В ответ на мой вопрос, Семеновна разразилась громким плачем.

- Ева! – рявкнул Егор, и посмотрел на меня, как на врага народа. Словно я не я, а фашист, целящийся из автомата в несчастную старушку. – Внучка – это Геля.

- Та самая Геля? – уточнила на всякий случай, имея ввиду подружку Егора из приюта, которая умерла (от чего именно я так и не поняла).

- Да. Та самая Геля, - подтвердил мои подозрения Королев. – Все, хватит слез и разговоров! Загружаемся в машину и поехали.

Раскомандовался.

Милый такой.

Молча помогла старушке сесть в автомобиль. Молча забралась на свое место. Прямо чувствовала, как от котеночка исходят в мою сторону вибрации негодования. Все же Семеновну он очень любил и видно, что переживал за эмоциональное и физическое состоянии бабушки.

Весь оставшийся путь до Калиновки проделали в удрученной тишине, нарушаемой лишь заунывными ретро-хитами радиостанции.
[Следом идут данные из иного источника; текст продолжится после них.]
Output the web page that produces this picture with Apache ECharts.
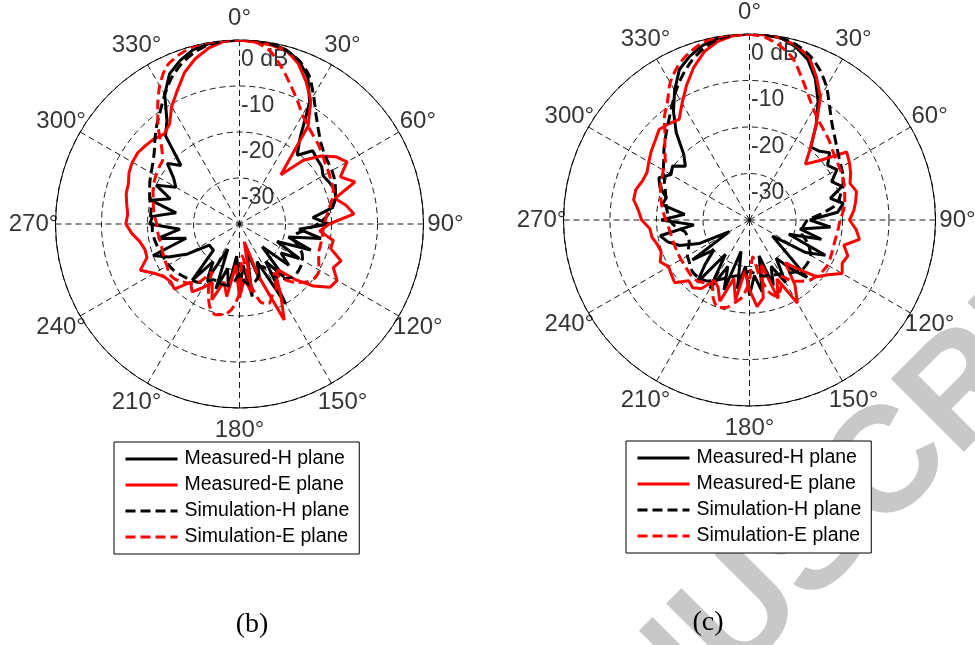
<!DOCTYPE html>
<html>
<head>
<meta charset="utf-8">
<script src="https://cdn.jsdelivr.net/npm/echarts@6/dist/echarts.min.js"></script>
<style>
  html, body { margin: 0; padding: 0; background: #ffffff; }
  #chart { width: 975px; height: 645px; }
</style>
</head>
<body>
<div id="chart"></div>
<script>
// Radiation patterns (normalised gain, dB) sampled every 5 degrees.
const angles = [0,5,10,15,20,25,30,35,40,45,50,55,60,65,70,75,80,85,90,95,100,105,110,115,
  120,125,130,135,140,145,150,155,160,165,170,175,180,185,190,195,200,205,210,215,220,225,230,235,
  240,245,250,255,260,265,270,275,280,285,290,295,300,305,310,315,320,325,330,335,340,345,350,355];

// (b)
const bMeasuredH = [0,-0.1,-0.2,-0.8,-2.2,-4.8,-9.5,-17,-20.5,-17.5,-18,-18.2,-19,-18.5,-18,-18.3,
  -19.5,-24,-20.5,-27,-22,-29,-23.5,-31,-25,-29,-26,-33,-25,-30,-20,-31,-27,-34,-24,-31,-25.5,-33,
  -26,-30,-25,-34,-26,-30,-24,-32,-32,-32,-27,-23,-20,-28,-22,-27,-20.5,-21,-26,-20,-24,-20,-24,
  -22.5,-19.5,-22,-15,-12.5,-7.5,-4,-2.2,-0.8,-0.3,0];
const bMeasuredE = [0,-0.3,-0.5,-0.9,-2.8,-5.8,-9,-14,-26,-20.5,-17,-14.5,-13,-15.8,-13.3,-18.5,
  -16.5,-15,-20.5,-22.5,-19.3,-19.5,-16.5,-17.5,-15.5,-16,-19,-23,-27,-26,-22,-17,-28,-36,-25,-28,
  -24,-31,-24,-27,-22.5,-26,-24,-22,-23.5,-20,-20.5,-20,-18.6,-16.2,-18.6,-18.7,-18,-16.5,-15.3,
  -15.6,-15.1,-14.5,-14.3,-13.5,-13.1,-13,-13.4,-13.8,-14.5,-13.5,-10.5,-8,-5,-2.8,-1.2,-0.2];
const bSimH = [0,-0.1,-0.3,-0.9,-2.2,-4.3,-7.8,-11,-13.3,-15,-16,-16.5,-16.8,-17.2,-17.8,-18.5,
  -19.5,-21,-23,-25.5,-27.5,-28,-26.5,-25,-24.2,-23.8,-23.6,-23.7,-24.5,-26,-29,-30,-28,-27,-26.5,
  -27.5,-29,-27.5,-26.5,-26.3,-26.5,-26.6,-25.5,-24.5,-24,-23.5,-23,-22.5,-22.2,-22,-21.8,-21.5,
  -21.2,-21,-21,-20.6,-20.5,-19.8,-19.2,-18.5,-17.8,-17,-15.8,-14,-12,-10,-7.5,-5,-3,-1.5,-0.5,-0.1];
const bSimE = [0,-0.3,-1.8,-4.7,-7.7,-10.3,-12.6,-14,-15,-15.7,-16.5,-17.2,-17.6,-18,-18.3,-19.2,
  -20.2,-21,-21.6,-21.8,-21.8,-21.8,-21.7,-21,-20,-19.8,-20.5,-22,-24,-27,-24,-23,-21.5,-22.5,-27,
  -33,-25,-21.5,-20,-19.6,-21,-24,-28,-24.5,-23.2,-22.3,-21.5,-21.3,-21.8,-22,-22.2,-22.4,-22.3,
  -22.1,-22,-21.5,-21,-20.6,-20,-19.4,-19,-18.6,-18.2,-16,-12.5,-9,-5.3,-2.3,-1,-0.2,0,0];

// (c)
const cMeasuredH = [0,0,-0.3,-1.5,-3.3,-6.5,-10.5,-15,-19.5,-19,-17.5,-19.5,-18.3,-20.5,-18.8,-22,
  -19.5,-21,-27,-22.5,-29,-24,-31,-22,-26,-34,-31,-22.5,-26.5,-30,-24.5,-29,-25,-32,-24.3,-28,-23.8,
  -30,-25,-33,-24,-29,-23,-31,-22.5,-26.5,-30,-25,-35,-28,-24,-21.8,-20.5,-28,-21,-26,-20.9,-21.5,
  -19.5,-18.5,-20.5,-19.8,-22,-20,-15.5,-11.5,-7.8,-4.3,-2.5,-1.1,-0.4,-0.1];
const cMeasuredE = [0,0,-0.3,-1.2,-2.6,-6,-9.5,-15,-19.5,-23,-20,-14.5,-15.2,-16,-17,-16.2,-16.8,
  -17.5,-18.5,-17,-16,-19,-17.5,-18,-17,-19.5,-21,-25,-28,-23,-19.4,-26,-22,-30,-23,-21.3,-25,-29,
  -22.5,-27,-21.4,-24,-25,-22,-21,-21.5,-19,-19.5,-19.9,-18.8,-19.8,-19.5,-18.7,-18.5,-16.8,-16,
  -14.7,-14.7,-15.5,-15.7,-15,-14.2,-13.5,-12.5,-13,-13.6,-11,-8,-5,-2.5,-1,-0.2];
const cSimH = [0,-0.1,-0.3,-1,-2.3,-4.3,-6.9,-10,-12.5,-14.2,-15.5,-16.5,-17.2,-17.8,-18.6,-19.8,
  -21,-24.5,-27.5,-28.2,-28.5,-28.3,-27,-25.8,-24.8,-24.5,-24.4,-24.5,-25.3,-26,-26.5,-27,-27.5,
  -27.5,-28,-28.5,-29,-28.5,-28,-27.5,-27,-26,-25,-24,-23.6,-23.4,-23.6,-24.2,-24.6,-25.5,-26.2,
  -26.2,-25.8,-24,-22.8,-22.3,-21.8,-21.4,-20.7,-19.8,-18.6,-17.5,-16,-14.5,-12.8,-10.7,-8.2,-5.8,
  -3.6,-1.8,-0.6,-0.1];
const cSimE = [0,-0.6,-2,-4,-7.3,-10.2,-12.5,-14,-15,-15.8,-16.7,-17.3,-17.6,-17.9,-18.3,-18.8,
  -19.2,-19.8,-20.5,-20.8,-21,-21.1,-21,-20.8,-20.6,-20.8,-21.2,-21.7,-22.8,-24,-26,-24,-22.5,-24,
  -28,-32,-27,-23.5,-22,-20.5,-20,-21.5,-24,-23.5,-22.8,-22.6,-22.8,-23,-23,-23,-23,-22.9,-22.8,
  -22.5,-22,-21.4,-20.8,-20.2,-19.6,-19.2,-18.6,-17.9,-16.2,-14.3,-11.5,-9.2,-5.9,-3.5,-1.8,-0.6,
  -0.1,0];

const ringLevels = [0, -10, -20, -30];
const angleTicks = [0, 30, 60, 90, 120, 150, 180, 210, 240, 270, 300, 330];
const seriesNames = ['Measured-H plane', 'Measured-E plane', 'Simulation-H plane', 'Simulation-E plane'];
const captions = ['(b)', '(c)'];

const SANS = '"Liberation Sans", Arial, Helvetica, sans-serif';
const SERIF = '"Liberation Serif", "Times New Roman", serif';
const BLACK = '#000000';
const RED = '#ff0000';

// close each trace by repeating its first value at 360 degrees
function closedTrace(values) {
  const pts = values.map((v, i) => [v, angles[i]]);
  pts.push([values[0], 360]);
  return pts;
}

function patternLine(name, polarIndex, values, color, dashed) {
  return {
    name: name,
    type: 'line',
    coordinateSystem: 'polar',
    polarIndex: polarIndex,
    data: closedTrace(values),
    symbol: 'none',
    showSymbol: false,
    smooth: dashed ? 0.25 : false,
    clip: false,
    z: 3,
    lineStyle: { color: color, width: 3, type: dashed ? [10, 5] : 'solid' },
    itemStyle: { color: color },
    emphasis: { disabled: true }
  };
}

function ringLabelSeries(polarIndex) {
  return {
    type: 'scatter',
    name: 'ring-labels-' + polarIndex,
    coordinateSystem: 'polar',
    polarIndex: polarIndex,
    data: ringLevels.map(v => [v, 0]),
    symbolSize: 1,
    itemStyle: { color: 'transparent' },
    silent: true,
    z: 2,
    label: {
      show: true,
      position: [2, 20],
      align: 'left',
      verticalAlign: 'middle',
      color: BLACK,
      fontSize: 23,
      fontFamily: SANS,
      formatter: p => (p.value[0] === 0 ? '0 dB' : String(p.value[0]))
    }
  };
}

function angleLabelSeries(polarIndex) {
  return {
    type: 'scatter',
    name: 'angle-labels-' + polarIndex,
    coordinateSystem: 'polar',
    polarIndex: polarIndex,
    data: angleTicks.map(a => [1, a]),
    symbolSize: 1,
    itemStyle: { color: 'transparent' },
    silent: true,
    label: {
      show: true,
      position: 'inside',
      color: BLACK,
      fontSize: 24,
      fontFamily: SANS,
      formatter: p => p.value[1] + '\u00b0'
    }
  };
}

const gridDash = { color: BLACK, width: 0.9, type: [6, 4] };

function mainAngleAxis(polarIndex) {
  return {
    polarIndex: polarIndex,
    type: 'value', min: 0, max: 360, interval: 30,
    startAngle: 90, clockwise: true,
    axisLine: { show: true, lineStyle: { color: BLACK, width: 1 } },
    axisTick: { show: false },
    axisLabel: { show: false },
    splitLine: { show: true, lineStyle: gridDash },
    z: 1
  };
}
function mainRadiusAxis(polarIndex) {
  return {
    polarIndex: polarIndex,
    type: 'value', min: -40, max: 0, interval: 10,
    axisLine: { show: false }, axisTick: { show: false }, axisLabel: { show: false },
    splitLine: { show: true, lineStyle: gridDash },
    z: 1
  };
}
function labelAngleAxis(polarIndex) {
  return { polarIndex: polarIndex, type: 'value', min: 0, max: 360, startAngle: 90, clockwise: true, show: false };
}
function labelRadiusAxis(polarIndex) {
  return { polarIndex: polarIndex, type: 'value', min: 0, max: 1, show: false };
}

function legendBox(left, top) {
  return {
    left: left, top: top,
    orient: 'vertical',
    data: seriesNames,
    selectedMode: false,
    itemWidth: 52, itemHeight: 20, itemGap: 6,
    padding: [7, 10, 7, 10],
    borderColor: BLACK, borderWidth: 1, borderRadius: 0,
    backgroundColor: '#ffffff',
    textStyle: { color: BLACK, fontSize: 19.5, fontFamily: SANS, padding: [0, 0, 0, 2] },
    itemStyle: { opacity: 0, borderWidth: 0 },
    lineStyle: { width: 3 },
    z: 5
  };
}

const chart = echarts.init(document.getElementById('chart'), null, { renderer: 'canvas' });

chart.setOption({
  animation: false,
  backgroundColor: '#ffffff',
  polar: [
    { center: [239.5, 224], radius: 184 },
    { center: [749.5, 220], radius: 186 },
    { center: [239.5, 224], radius: 206 },
    { center: [749.5, 220], radius: 208 }
  ],
  angleAxis: [mainAngleAxis(0), mainAngleAxis(1), labelAngleAxis(2), labelAngleAxis(3)],
  radiusAxis: [mainRadiusAxis(0), mainRadiusAxis(1), labelRadiusAxis(2), labelRadiusAxis(3)],
  legend: [legendBox(114, 442), legendBox(626, 441)],
  graphic: [
    {
      type: 'text', x: 509, y: 848, rotation: Math.PI / 4, z: -10, silent: true,
      style: {
        text: 'ACCEPTED MANUSCRIPT', fill: '#c8c8c8',
        font: 'bold 150px ' + SANS,
        align: 'center', verticalAlign: 'middle', textAlign: 'center', textVerticalAlign: 'middle'
      }
    },
    {
      type: 'text', x: 252, y: 625, silent: true,
      style: { text: captions[0], fill: BLACK, font: '28px ' + SERIF,
        align: 'center', verticalAlign: 'middle', textAlign: 'center', textVerticalAlign: 'middle' }
    },
    {
      type: 'text', x: 708, y: 623, silent: true,
      style: { text: captions[1], fill: BLACK, font: '28px ' + SERIF,
        align: 'center', verticalAlign: 'middle', textAlign: 'center', textVerticalAlign: 'middle' }
    }
  ],
  series: [
    ringLabelSeries(0),
    patternLine(seriesNames[0], 0, bMeasuredH, BLACK, false),
    patternLine(seriesNames[1], 0, bMeasuredE, RED, false),
    patternLine(seriesNames[2], 0, bSimH, BLACK, true),
    patternLine(seriesNames[3], 0, bSimE, RED, true),
    ringLabelSeries(1),
    patternLine(seriesNames[0], 1, cMeasuredH, BLACK, false),
    patternLine(seriesNames[1], 1, cMeasuredE, RED, false),
    patternLine(seriesNames[2], 1, cSimH, BLACK, true),
    patternLine(seriesNames[3], 1, cSimE, RED, true),
    angleLabelSeries(2),
    angleLabelSeries(3)
  ]
});
</script>
</body>
</html>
От завываний Челентано, своеобразной манеры Лещенко, покрытых вековой пылью Самоцветов и прочих престарелых звезд музыкального небосклона, мне казалось, что я сама беспощадно старею и с каждой нотой, приближаюсь к паркинсону и маразму.

В какой-то момент я просто не выдержала и выключила идиотскую магнитолу. Не то чтобы я очень разбиралась в музыке, или имела какой-то исключительный тонкий слух, или была приверженцем определенного жанра, НЕТ… Просто на сегодня унылой тоскливой фигни и так через край.

А как хорошо начинался этот день…

А ведь еще даже не вечер!

К кладбищу мы подъехали ближе к десяти утра. Островок лиственного леса, хранящий останки людей и судеб встречал мертвой тишиной, шелестом листьев и ядовитыми пятнами ярких искусственных цветов, мелькающих под покосившимися крестами и гранитными памятниками среди кованых оградок, выкрашенных в голубой и темно-зеленый.